**Task to carry out:** Reproduce, word for word, every line from the first one down to the line containing "# ---- data (original orientation: x = sample, y = value) ----", and nothing else.
>> start Given data
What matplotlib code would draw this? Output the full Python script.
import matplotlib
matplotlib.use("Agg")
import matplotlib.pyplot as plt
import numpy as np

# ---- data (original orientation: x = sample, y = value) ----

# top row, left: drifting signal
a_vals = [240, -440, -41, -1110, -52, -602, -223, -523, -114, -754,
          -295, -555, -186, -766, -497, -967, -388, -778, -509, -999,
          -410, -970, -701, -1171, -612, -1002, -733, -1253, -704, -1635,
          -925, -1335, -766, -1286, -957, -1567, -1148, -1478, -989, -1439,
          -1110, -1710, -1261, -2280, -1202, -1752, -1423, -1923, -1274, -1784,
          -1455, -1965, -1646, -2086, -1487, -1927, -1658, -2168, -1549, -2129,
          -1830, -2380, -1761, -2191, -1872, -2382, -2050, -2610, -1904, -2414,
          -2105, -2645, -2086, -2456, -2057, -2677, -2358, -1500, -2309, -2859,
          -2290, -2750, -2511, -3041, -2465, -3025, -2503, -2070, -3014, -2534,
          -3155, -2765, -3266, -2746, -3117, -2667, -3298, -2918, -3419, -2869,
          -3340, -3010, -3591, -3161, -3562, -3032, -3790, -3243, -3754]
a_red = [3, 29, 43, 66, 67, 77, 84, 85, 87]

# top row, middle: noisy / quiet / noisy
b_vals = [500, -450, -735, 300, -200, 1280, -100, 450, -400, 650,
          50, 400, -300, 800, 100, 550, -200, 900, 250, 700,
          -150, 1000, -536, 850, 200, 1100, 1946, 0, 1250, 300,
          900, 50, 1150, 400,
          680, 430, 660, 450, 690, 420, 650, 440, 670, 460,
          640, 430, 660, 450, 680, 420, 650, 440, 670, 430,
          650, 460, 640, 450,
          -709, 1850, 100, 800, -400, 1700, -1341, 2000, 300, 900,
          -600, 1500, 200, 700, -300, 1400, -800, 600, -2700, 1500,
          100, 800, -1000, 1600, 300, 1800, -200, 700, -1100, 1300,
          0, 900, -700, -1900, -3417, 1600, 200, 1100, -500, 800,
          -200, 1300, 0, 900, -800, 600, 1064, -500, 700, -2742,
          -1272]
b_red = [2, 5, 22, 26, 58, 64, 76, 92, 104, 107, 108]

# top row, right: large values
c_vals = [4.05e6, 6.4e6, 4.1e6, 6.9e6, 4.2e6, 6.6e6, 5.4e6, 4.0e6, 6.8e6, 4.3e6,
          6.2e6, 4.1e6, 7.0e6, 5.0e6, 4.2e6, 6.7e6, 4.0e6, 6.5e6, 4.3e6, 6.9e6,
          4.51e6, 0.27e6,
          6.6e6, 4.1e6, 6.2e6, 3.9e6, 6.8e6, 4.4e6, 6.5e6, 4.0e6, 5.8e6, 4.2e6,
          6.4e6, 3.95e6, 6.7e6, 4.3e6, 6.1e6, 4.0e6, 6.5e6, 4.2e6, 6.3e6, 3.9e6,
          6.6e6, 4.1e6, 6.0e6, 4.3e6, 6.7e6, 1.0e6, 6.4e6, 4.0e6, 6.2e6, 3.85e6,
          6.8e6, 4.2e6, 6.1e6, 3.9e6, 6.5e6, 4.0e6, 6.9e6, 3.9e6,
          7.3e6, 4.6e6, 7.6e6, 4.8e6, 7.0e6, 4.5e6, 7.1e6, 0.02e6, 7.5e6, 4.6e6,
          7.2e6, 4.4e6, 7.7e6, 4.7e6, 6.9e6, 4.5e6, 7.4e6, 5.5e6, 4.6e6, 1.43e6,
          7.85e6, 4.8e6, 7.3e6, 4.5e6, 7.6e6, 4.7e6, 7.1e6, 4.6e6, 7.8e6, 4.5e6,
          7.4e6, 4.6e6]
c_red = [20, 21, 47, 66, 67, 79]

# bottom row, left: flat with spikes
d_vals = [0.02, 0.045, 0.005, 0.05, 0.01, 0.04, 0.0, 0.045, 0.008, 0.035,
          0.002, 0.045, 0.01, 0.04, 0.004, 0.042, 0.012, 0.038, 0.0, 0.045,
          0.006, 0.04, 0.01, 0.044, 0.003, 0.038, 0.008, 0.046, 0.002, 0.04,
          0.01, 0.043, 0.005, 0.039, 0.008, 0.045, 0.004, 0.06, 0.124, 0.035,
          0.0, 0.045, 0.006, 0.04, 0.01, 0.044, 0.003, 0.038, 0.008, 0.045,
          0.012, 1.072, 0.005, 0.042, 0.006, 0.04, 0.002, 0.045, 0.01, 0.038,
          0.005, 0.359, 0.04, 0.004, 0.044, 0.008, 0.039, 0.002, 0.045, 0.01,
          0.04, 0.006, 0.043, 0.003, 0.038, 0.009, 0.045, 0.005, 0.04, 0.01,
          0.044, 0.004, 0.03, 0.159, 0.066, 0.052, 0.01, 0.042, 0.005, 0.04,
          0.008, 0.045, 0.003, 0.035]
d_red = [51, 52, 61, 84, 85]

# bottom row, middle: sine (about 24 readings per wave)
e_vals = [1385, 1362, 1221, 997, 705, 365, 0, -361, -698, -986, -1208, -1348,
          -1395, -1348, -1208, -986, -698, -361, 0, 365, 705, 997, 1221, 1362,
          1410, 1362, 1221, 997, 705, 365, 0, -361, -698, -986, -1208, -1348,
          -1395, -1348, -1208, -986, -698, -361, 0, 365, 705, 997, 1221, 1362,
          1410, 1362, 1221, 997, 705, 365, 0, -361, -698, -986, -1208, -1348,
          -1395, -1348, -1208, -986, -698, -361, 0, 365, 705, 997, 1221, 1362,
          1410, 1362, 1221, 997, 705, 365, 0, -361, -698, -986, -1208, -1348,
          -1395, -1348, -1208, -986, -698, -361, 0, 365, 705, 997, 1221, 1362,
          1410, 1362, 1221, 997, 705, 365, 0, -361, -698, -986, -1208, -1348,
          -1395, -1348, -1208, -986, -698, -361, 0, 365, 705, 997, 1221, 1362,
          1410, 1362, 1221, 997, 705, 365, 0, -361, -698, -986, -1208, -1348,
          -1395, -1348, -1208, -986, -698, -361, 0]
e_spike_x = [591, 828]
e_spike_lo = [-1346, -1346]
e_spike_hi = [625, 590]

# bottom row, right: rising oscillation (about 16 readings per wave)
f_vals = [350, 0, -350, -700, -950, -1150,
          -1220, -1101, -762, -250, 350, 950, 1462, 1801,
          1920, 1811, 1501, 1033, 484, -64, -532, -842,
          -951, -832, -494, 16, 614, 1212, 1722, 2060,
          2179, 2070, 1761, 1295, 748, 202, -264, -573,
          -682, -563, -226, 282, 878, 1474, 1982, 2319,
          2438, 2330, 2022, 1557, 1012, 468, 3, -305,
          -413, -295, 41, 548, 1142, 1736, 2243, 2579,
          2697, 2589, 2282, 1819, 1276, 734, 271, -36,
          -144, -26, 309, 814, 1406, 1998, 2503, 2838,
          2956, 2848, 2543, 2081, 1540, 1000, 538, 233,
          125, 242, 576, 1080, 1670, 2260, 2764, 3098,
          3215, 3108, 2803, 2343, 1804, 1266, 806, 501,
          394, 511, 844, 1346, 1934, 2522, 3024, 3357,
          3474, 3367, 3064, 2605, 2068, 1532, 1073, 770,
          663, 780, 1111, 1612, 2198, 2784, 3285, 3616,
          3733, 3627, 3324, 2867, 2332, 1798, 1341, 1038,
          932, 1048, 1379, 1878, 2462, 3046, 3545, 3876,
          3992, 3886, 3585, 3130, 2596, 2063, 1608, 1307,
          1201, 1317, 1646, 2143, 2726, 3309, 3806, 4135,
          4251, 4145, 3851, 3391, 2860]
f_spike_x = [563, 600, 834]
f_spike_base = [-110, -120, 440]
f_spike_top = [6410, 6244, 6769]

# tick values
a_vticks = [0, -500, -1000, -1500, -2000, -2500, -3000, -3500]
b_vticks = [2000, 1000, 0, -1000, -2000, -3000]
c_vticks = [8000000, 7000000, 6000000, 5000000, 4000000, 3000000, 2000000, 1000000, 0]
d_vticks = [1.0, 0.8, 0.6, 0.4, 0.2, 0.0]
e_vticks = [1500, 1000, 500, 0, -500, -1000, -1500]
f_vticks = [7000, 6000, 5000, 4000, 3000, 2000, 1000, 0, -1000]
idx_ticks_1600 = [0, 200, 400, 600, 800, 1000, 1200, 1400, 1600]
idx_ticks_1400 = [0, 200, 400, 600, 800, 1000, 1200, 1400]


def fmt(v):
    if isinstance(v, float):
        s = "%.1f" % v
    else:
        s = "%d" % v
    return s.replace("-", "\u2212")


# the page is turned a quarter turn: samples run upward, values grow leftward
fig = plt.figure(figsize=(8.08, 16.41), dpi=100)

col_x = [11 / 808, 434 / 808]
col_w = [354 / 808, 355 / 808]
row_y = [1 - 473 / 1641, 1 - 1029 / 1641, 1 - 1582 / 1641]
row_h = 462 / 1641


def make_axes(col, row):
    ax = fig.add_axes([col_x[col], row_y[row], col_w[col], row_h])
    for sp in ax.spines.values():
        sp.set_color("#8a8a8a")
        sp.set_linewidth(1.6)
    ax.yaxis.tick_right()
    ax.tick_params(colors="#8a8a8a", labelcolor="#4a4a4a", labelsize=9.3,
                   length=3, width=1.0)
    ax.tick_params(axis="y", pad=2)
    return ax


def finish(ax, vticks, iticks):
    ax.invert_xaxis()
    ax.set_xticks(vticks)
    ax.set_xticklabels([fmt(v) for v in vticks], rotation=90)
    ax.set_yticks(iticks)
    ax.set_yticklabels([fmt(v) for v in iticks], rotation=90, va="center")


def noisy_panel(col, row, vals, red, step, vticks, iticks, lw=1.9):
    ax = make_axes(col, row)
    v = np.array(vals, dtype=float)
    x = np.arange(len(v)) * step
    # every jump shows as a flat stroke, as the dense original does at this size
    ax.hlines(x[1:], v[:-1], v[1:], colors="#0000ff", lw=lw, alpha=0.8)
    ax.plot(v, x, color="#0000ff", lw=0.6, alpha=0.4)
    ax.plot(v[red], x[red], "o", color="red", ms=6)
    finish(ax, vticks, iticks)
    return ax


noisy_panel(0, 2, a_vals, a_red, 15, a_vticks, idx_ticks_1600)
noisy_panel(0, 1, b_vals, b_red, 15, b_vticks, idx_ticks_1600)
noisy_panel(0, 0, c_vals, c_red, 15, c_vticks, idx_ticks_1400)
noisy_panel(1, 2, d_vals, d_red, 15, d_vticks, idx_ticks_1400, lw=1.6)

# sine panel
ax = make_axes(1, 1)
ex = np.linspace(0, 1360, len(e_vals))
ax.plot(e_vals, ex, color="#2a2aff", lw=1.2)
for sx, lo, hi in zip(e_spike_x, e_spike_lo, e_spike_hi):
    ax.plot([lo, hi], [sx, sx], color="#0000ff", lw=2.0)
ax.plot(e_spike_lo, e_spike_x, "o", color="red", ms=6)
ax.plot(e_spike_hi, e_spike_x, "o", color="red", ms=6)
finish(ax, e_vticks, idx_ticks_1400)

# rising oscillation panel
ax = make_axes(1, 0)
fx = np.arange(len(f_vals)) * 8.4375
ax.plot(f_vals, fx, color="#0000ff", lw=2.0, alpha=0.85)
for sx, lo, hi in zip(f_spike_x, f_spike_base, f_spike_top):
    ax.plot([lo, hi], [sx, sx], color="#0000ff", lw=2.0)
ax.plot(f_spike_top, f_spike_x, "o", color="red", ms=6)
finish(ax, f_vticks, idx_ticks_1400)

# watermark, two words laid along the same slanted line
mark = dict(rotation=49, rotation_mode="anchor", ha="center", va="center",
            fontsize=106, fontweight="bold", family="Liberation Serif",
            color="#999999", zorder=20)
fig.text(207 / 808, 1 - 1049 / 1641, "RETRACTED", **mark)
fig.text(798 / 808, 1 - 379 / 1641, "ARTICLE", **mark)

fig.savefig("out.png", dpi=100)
>> end Given data
**Solution below:**
What matplotlib code would draw this? Output the full Python script.
import matplotlib
matplotlib.use("Agg")
import matplotlib.pyplot as plt
import numpy as np

# ---- data (original orientation: x = sample, y = value) ----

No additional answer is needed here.